The airline managed to get 76 flights aloft yesterday, less than 35 per cent of the scheduled timetable from Heathrow. Gatwick lost 12 services - because cabin-crew staff there belong to "EuroGatwick", formerly Dan Air, which pays staff even less than the proposed BA deal.

The walk-out by cabin crew forced British Airways to cancel hundreds of flights and left tens of thousands of people stranded. Things do not look much better this weekend for Heathrow. Because many planes are out of "position", BA say only 90 short-haul services and 75 per cent of long- haul flights will operate.

Management also hoped for fresh talks yesterday to avert separate strikes by 9,000 ground staff after the rejection of a new management offer. Further action by cabin crew coupled with ground staff could ground BA's fleet. Bob Ayling, BA's chief executive, called on the Transport and General Workers Union to put forward their proposals to settle the dispute involving stewards and stewardesses, who came to the end of a three-day walk-out at 6am this morning.

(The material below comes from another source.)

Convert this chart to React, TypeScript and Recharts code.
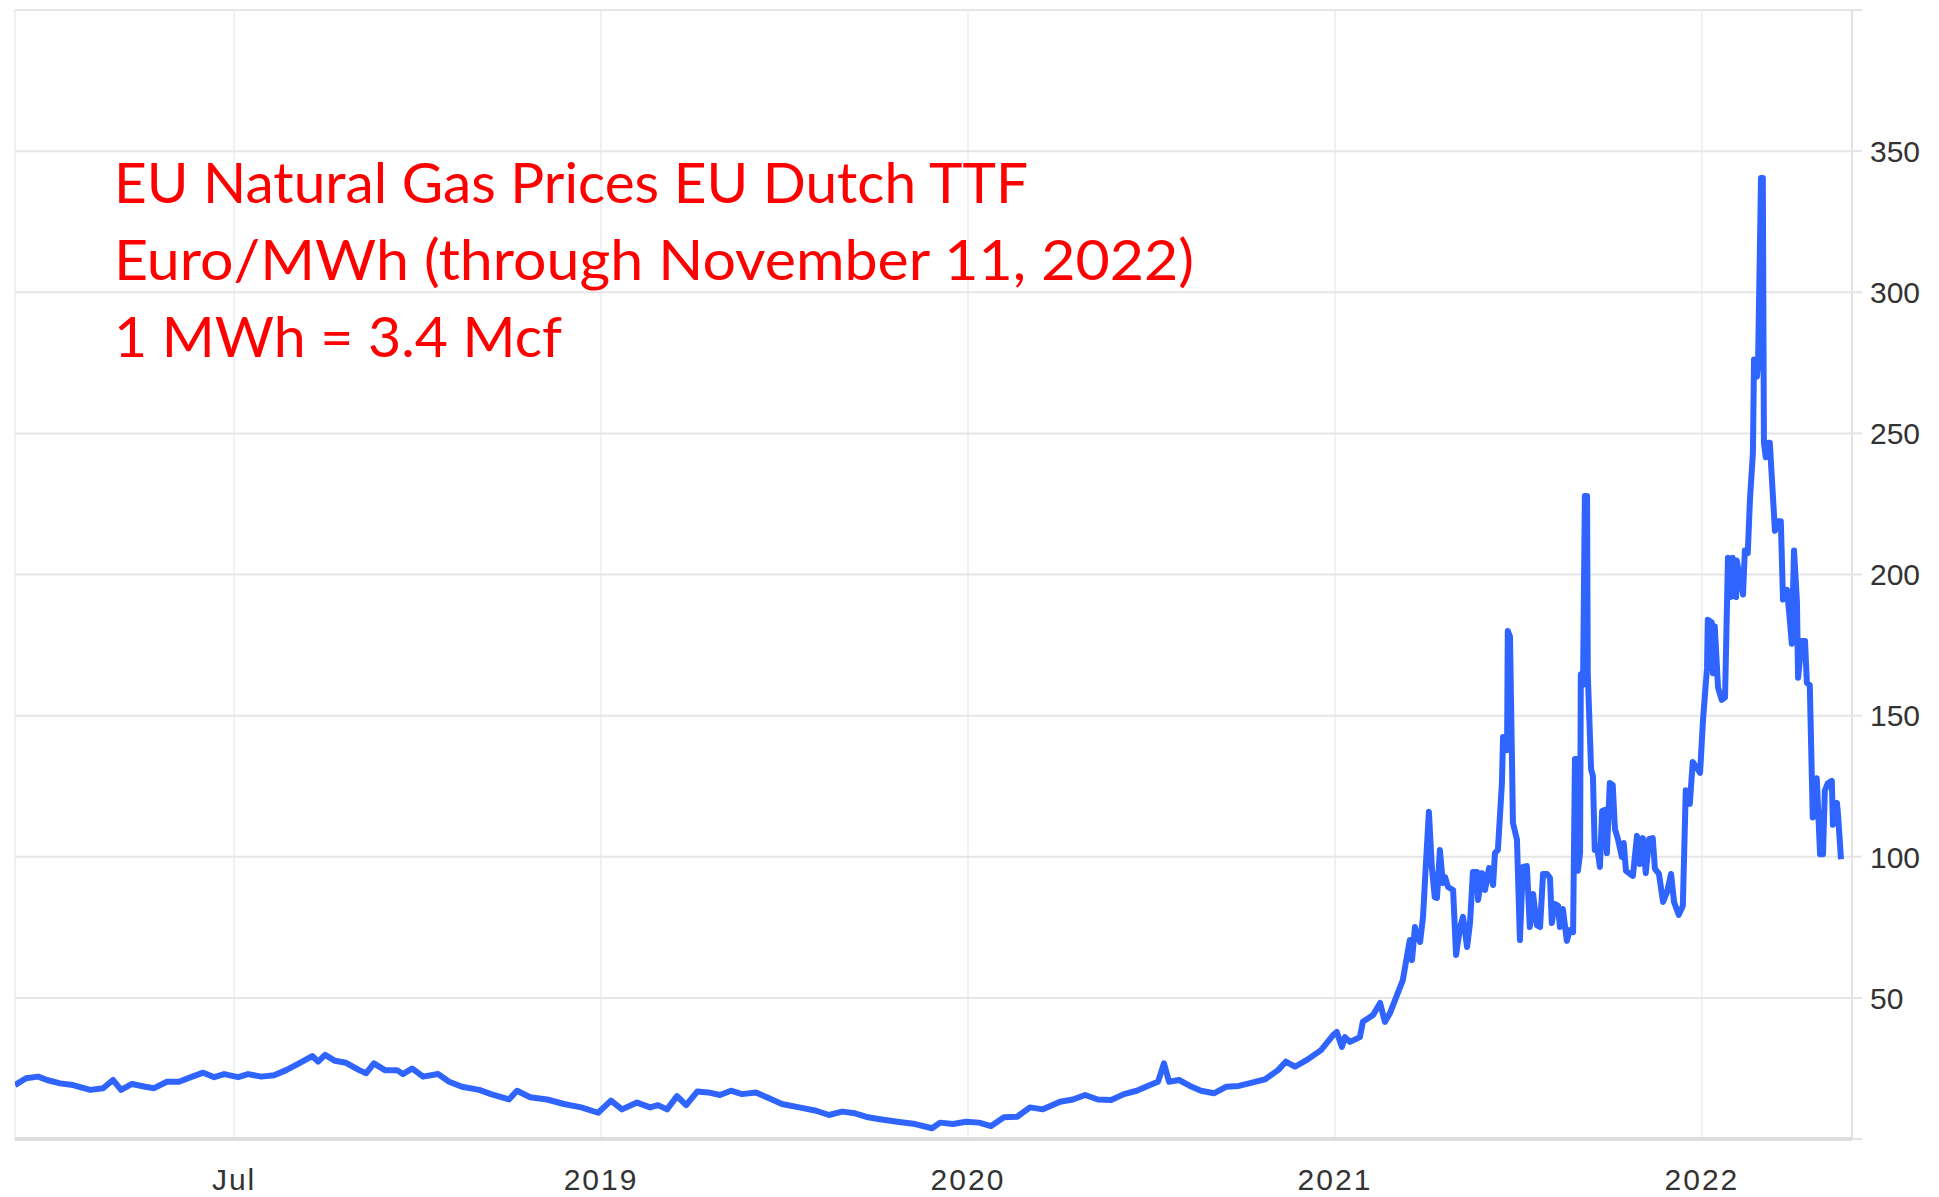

In a letter to Bill Morris, TGWU general secretary, Mr Ayling asked to see the union's plans to save pounds 42m in cabin-crew costs, the issue at the centre of the conflict, which has led to the threat of a series of three- day stoppages. If the suggestions are "realistic" Mr Ayling said he would be happy to meet the TGWU and breakaway union Cabin Crew 89 to work out a deal. It would have to be "acceptable to all parties" and "better" than the deal already signed by the minority union and imposed on all employees.

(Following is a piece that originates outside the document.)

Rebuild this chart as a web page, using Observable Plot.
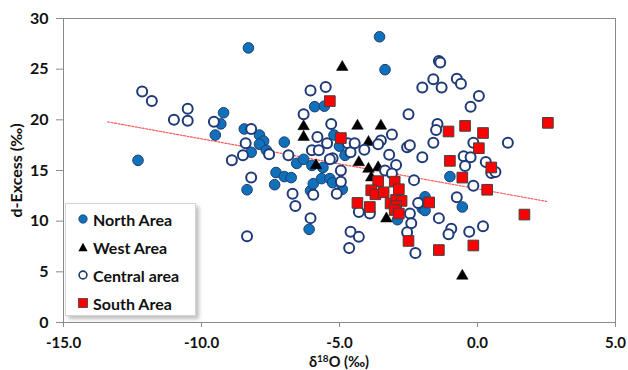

George Ryde, national official for Civil Aviation for the transport union, hoped management would rescind a threat to suspend strikers arriving back at work today if they refused to work normally. Talks would only be possible if his members were not "victimised".

But BA executives told reporters yesterday that crew would have to sign a "non-disruption" pledge. The company said it will also question the 1,900 staff who called in sick. Those unable to produce a doctor's note will have to "explain themselves".

Despite strained relations, Mr Ryde welcomed the management gesture and said his union would look again at its existing suggestions, which management calculated would only save pounds 26m.

A decision on more stoppages by cabin crew is scheduled for Monday, when representatives of ground staff will also decide whether to set dates for the start of their own campaign. There were indications yesterday, however, that management would be prepared to improve the offer to catering staff. The company plans to sell the catering division, and the transport union opposes this. The airline has offered employees substantial guarantees about future conditions.

The new moves towards a peace formula emerged yesterday after Mr Morris said the end of cabin crews' three-day strike would enable both sides to "pause for peace". Mr Ayling sent him a letter arguing that while the imposed deal represented the best way through, he would be prepared to look at further TGWU suggestions.